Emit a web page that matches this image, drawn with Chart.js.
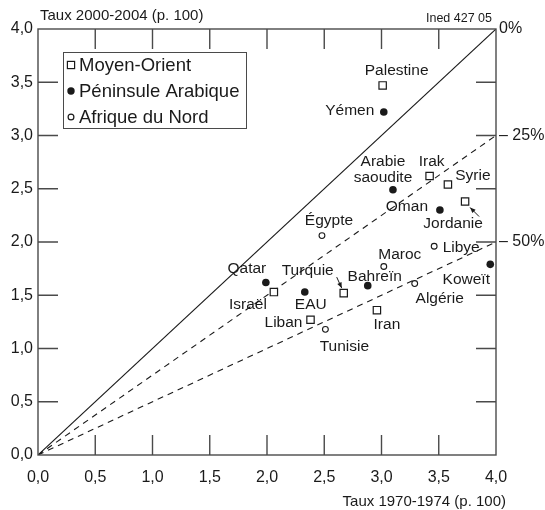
<!DOCTYPE html>
<html lang="fr">
<head>
<meta charset="utf-8">
<title>Taux 1970-1974 et 2000-2004</title>
<script src="https://cdn.jsdelivr.net/npm/chart.js@4.4.1/dist/chart.umd.min.js"></script>
<style>
    html, body { margin: 0; padding: 0; background: #fff; }
    #wrap { width: 545px; height: 510px; }
</style>
</head>
<body>
<div id="wrap"><canvas id="tauxChart" width="545" height="510"></canvas></div>
<script>
// Taux 1970-1974 (x) et 2000-2004 (y), p. 100
const moyenOrientNames = ['Palestine', 'Irak', 'Syrie', 'Jordanie', 'Israël', 'Turquie', 'Iran', 'Liban'];
const moyenOrientX = [3.01, 3.42, 3.58, 3.73, 2.06, 2.67, 2.96, 2.38];
const moyenOrientY = [3.47, 2.62, 2.54, 2.38, 1.53, 1.52, 1.36, 1.27];

const peninsuleNames = ['Yémen', 'Arabie\nsaoudite', 'Oman', 'Qatar', 'EAU', 'Bahreïn', 'Koweït'];
const peninsuleX = [3.02, 3.10, 3.51, 1.99, 2.33, 2.88, 3.95];
const peninsuleY = [3.22, 2.49, 2.30, 1.62, 1.53, 1.59, 1.79];

const afriqueNames = ['Égypte', 'Libye', 'Maroc', 'Algérie', 'Tunisie'];
const afriqueX = [2.48, 3.46, 3.02, 3.29, 2.51];
const afriqueY = [2.06, 1.96, 1.77, 1.61, 1.18];

const tickValues = [0, 0.5, 1, 1.5, 2, 2.5, 3, 3.5, 4];
const reductions = [0, 25, 50];   // % de baisse entre les deux périodes

// label placement relative to each point (px)
const moyenOrientOffsets = [[14, -15], [2, -14], [25, -9], [-12, 22], [-26, 13], [-36, -22], [10, 15], [-27, 3]];
const peninsuleOffsets = [[-34, -1], [-10, -20], [-33, -3], [-19, -14], [6, 13], [7, -9], [-24, 15]];
const afriqueOffsets = [[7, -15], [27, 1], [16, -12], [25, 15], [19, 17]];
// arrows: [dataset, index, from dx, from dy, to dx, to dy]
const arrows = [[0, 3, 14, 15, 5, 6], [0, 5, -7, -16, -2, -5]];

const FONT = '"Liberation Sans", Arial, Helvetica, sans-serif';
const INK = '#1a1a1a';
const AXIS = '#4a4a4a';

function toPoints(xs, ys) {
    return xs.map((x, i) => ({ x: x, y: ys[i] }));
}

function fmt(v) {
    return v.toFixed(1).replace('.', ',');
}

function drawMarker(ctx, style, x, y) {
    ctx.save();
    ctx.lineWidth = 1.2;
    ctx.strokeStyle = INK;
    if (style === 'square') {
        ctx.fillStyle = '#fff';
        ctx.fillRect(x - 3.6, y - 3.6, 7.2, 7.2);
        ctx.strokeRect(x - 3.6, y - 3.6, 7.2, 7.2);
    } else {
        ctx.beginPath();
        ctx.arc(x, y, style === 'dot' ? 3.7 : 2.9, 0, Math.PI * 2);
        ctx.fillStyle = style === 'dot' ? INK : '#fff';
        ctx.fill();
        if (style !== 'dot') ctx.stroke();
    }
    ctx.restore();
}

const decorPlugin = {
    id: 'decor',
    afterDatasetsDraw(chart) {
        const ctx = chart.ctx;
        const area = chart.chartArea;
        const xs = chart.scales.x;
        const ys = chart.scales.y;

        ctx.save();

        // frame and inward ticks on all four sides
        ctx.strokeStyle = AXIS;
        ctx.lineWidth = 1.4;
        ctx.strokeRect(area.left, area.top, area.right - area.left, area.bottom - area.top);
        ctx.beginPath();
        tickValues.slice(1, -1).forEach(v => {
            const px = xs.getPixelForValue(v);
            const py = ys.getPixelForValue(v);
            ctx.moveTo(px, area.bottom); ctx.lineTo(px, area.bottom - 20);
            ctx.moveTo(px, area.top); ctx.lineTo(px, area.top + 20);
            ctx.moveTo(area.left, py); ctx.lineTo(area.left + 20, py);
            ctx.moveTo(area.right, py); ctx.lineTo(area.right - 20, py);
        });
        ctx.stroke();

        // point labels
        ctx.fillStyle = INK;
        ctx.font = '15.5px ' + FONT;
        ctx.textAlign = 'center';
        ctx.textBaseline = 'middle';
        const groups = [
            [moyenOrientNames, moyenOrientOffsets],
            [peninsuleNames, peninsuleOffsets],
            [afriqueNames, afriqueOffsets]
        ];
        groups.forEach((g, di) => {
            const meta = chart.getDatasetMeta(di);
            g[0].forEach((name, i) => {
                const pt = meta.data[i];
                const lines = name.split('\n');
                lines.forEach((line, li) => {
                    const dy = g[1][i][1] + (li - (lines.length - 1) / 2) * 16;
                    ctx.fillText(line, pt.x + g[1][i][0], pt.y + dy);
                });
            });
        });

        // small arrows pointing at crowded points
        ctx.strokeStyle = INK;
        ctx.fillStyle = INK;
        ctx.lineWidth = 1;
        arrows.forEach(a => {
            const pt = chart.getDatasetMeta(a[0]).data[a[1]];
            const x1 = pt.x + a[2], y1 = pt.y + a[3];
            const x2 = pt.x + a[4], y2 = pt.y + a[5];
            const ang = Math.atan2(y2 - y1, x2 - x1);
            ctx.beginPath();
            ctx.moveTo(x1, y1); ctx.lineTo(x2, y2);
            ctx.stroke();
            ctx.beginPath();
            ctx.moveTo(x2, y2);
            ctx.lineTo(x2 - 6 * Math.cos(ang - 0.4), y2 - 6 * Math.sin(ang - 0.4));
            ctx.lineTo(x2 - 6 * Math.cos(ang + 0.4), y2 - 6 * Math.sin(ang + 0.4));
            ctx.closePath();
            ctx.fill();
        });

        // reduction labels at the end of each ray
        ctx.font = '16px ' + FONT;
        ctx.textAlign = 'left';
        reductions.forEach(r => {
            const py = ys.getPixelForValue(4 * (1 - r / 100));
            ctx.fillText(r === 0 ? '0%' : '\u2013 ' + r + '%', area.right + 3, py);
        });

        // axis titles and source
        ctx.font = '15px ' + FONT;
        ctx.fillText('Taux 2000-2004 (p. 100)', area.left + 2, 16);
        ctx.textAlign = 'right';
        ctx.fillText('Taux 1970-1974 (p. 100)', area.right + 10, 502);
        ctx.font = '12.5px ' + FONT;
        ctx.fillText('Ined 427 05', area.right - 4, 19);

        // legend box
        ctx.strokeStyle = AXIS;
        ctx.lineWidth = 1;
        ctx.fillStyle = '#fff';
        ctx.fillRect(63.5, 52.5, 183, 76);
        ctx.strokeRect(63.5, 52.5, 183, 76);
        const legend = [['square', 'Moyen-Orient'], ['dot', 'Péninsule Arabique'], ['ring', 'Afrique du Nord']];
        ctx.font = '18.5px ' + FONT;
        ctx.textAlign = 'left';
        legend.forEach((item, i) => {
            const ly = 65 + i * 26;
            drawMarker(ctx, item[0], 71, ly);
            ctx.fillStyle = INK;
            ctx.fillText(item[1], 79, ly + 1);
        });

        ctx.restore();
    }
};

function ray(ratio, dash) {
    return {
        type: 'line',
        data: [{ x: 0, y: 0 }, { x: 4, y: 4 * ratio }],
        borderColor: INK,
        borderWidth: 1.1,
        borderDash: dash,
        pointRadius: 0,
        fill: false,
        order: 5
    };
}

const ctx = document.getElementById('tauxChart').getContext('2d');
new Chart(ctx, {
    type: 'scatter',
    data: {
        datasets: [
            {
                label: 'Moyen-Orient',
                data: toPoints(moyenOrientX, moyenOrientY),
                pointStyle: 'rect',
                pointRadius: 5.2,
                backgroundColor: '#fff',
                borderColor: INK,
                borderWidth: 1.2,
                order: 1
            },
            {
                label: 'Péninsule Arabique',
                data: toPoints(peninsuleX, peninsuleY),
                pointStyle: 'circle',
                pointRadius: 3.8,
                backgroundColor: INK,
                borderColor: INK,
                borderWidth: 0,
                order: 1
            },
            {
                label: 'Afrique du Nord',
                data: toPoints(afriqueX, afriqueY),
                pointStyle: 'circle',
                pointRadius: 2.9,
                backgroundColor: '#fff',
                borderColor: INK,
                borderWidth: 1.1,
                order: 1
            },
            ray(1, []),
            ray(1 - reductions[1] / 100, [6, 5]),
            ray(1 - reductions[2] / 100, [6, 5])
        ]
    },
    options: {
        responsive: false,
        animation: false,
        layout: { padding: { top: 29, right: 49, left: 0, bottom: 0 } },
        plugins: {
            legend: { display: false },
            tooltip: { enabled: false }
        },
        scales: {
            x: {
                type: 'linear',
                min: 0,
                max: 4,
                afterFit: scale => { scale.height = 55; },
                afterBuildTicks: scale => { scale.ticks = tickValues.map(v => ({ value: v })); },
                grid: { display: false, drawTicks: false },
                border: { display: false },
                ticks: {
                    padding: 13,
                    color: INK,
                    font: { family: FONT, size: 16 },
                    callback: v => fmt(v)
                }
            },
            y: {
                type: 'linear',
                min: 0,
                max: 4,
                afterFit: scale => { scale.width = 38; },
                afterBuildTicks: scale => { scale.ticks = tickValues.map(v => ({ value: v })); },
                grid: { display: false, drawTicks: false },
                border: { display: false },
                ticks: {
                    padding: 5,
                    color: INK,
                    font: { family: FONT, size: 16 },
                    callback: v => fmt(v)
                }
            }
        }
    },
    plugins: [decorPlugin]
});
</script>
</body>
</html>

[Instructions to follow] Skip every picture and return the lines above from the top through the one that contains "-7, -16, -2, -5]];".

[Exercise response]
Emit a web page that matches this image, drawn with Chart.js.
<!DOCTYPE html>
<html lang="fr">
<head>
<meta charset="utf-8">
<title>Taux 1970-1974 et 2000-2004</title>
<script src="https://cdn.jsdelivr.net/npm/chart.js@4.4.1/dist/chart.umd.min.js"></script>
<style>
    html, body { margin: 0; padding: 0; background: #fff; }
    #wrap { width: 545px; height: 510px; }
</style>
</head>
<body>
<div id="wrap"><canvas id="tauxChart" width="545" height="510"></canvas></div>
<script>
// Taux 1970-1974 (x) et 2000-2004 (y), p. 100
const moyenOrientNames = ['Palestine', 'Irak', 'Syrie', 'Jordanie', 'Israël', 'Turquie', 'Iran', 'Liban'];
const moyenOrientX = [3.01, 3.42, 3.58, 3.73, 2.06, 2.67, 2.96, 2.38];
const moyenOrientY = [3.47, 2.62, 2.54, 2.38, 1.53, 1.52, 1.36, 1.27];

const peninsuleNames = ['Yémen', 'Arabie\nsaoudite', 'Oman', 'Qatar', 'EAU', 'Bahreïn', 'Koweït'];
const peninsuleX = [3.02, 3.10, 3.51, 1.99, 2.33, 2.88, 3.95];
const peninsuleY = [3.22, 2.49, 2.30, 1.62, 1.53, 1.59, 1.79];

const afriqueNames = ['Égypte', 'Libye', 'Maroc', 'Algérie', 'Tunisie'];
const afriqueX = [2.48, 3.46, 3.02, 3.29, 2.51];
const afriqueY = [2.06, 1.96, 1.77, 1.61, 1.18];

const tickValues = [0, 0.5, 1, 1.5, 2, 2.5, 3, 3.5, 4];
const reductions = [0, 25, 50];   // % de baisse entre les deux périodes

// label placement relative to each point (px)
const moyenOrientOffsets = [[14, -15], [2, -14], [25, -9], [-12, 22], [-26, 13], [-36, -22], [10, 15], [-27, 3]];
const peninsuleOffsets = [[-34, -1], [-10, -20], [-33, -3], [-19, -14], [6, 13], [7, -9], [-24, 15]];
const afriqueOffsets = [[7, -15], [27, 1], [16, -12], [25, 15], [19, 17]];
// arrows: [dataset, index, from dx, from dy, to dx, to dy]
const arrows = [[0, 3, 14, 15, 5, 6], [0, 5, -7, -16, -2, -5]];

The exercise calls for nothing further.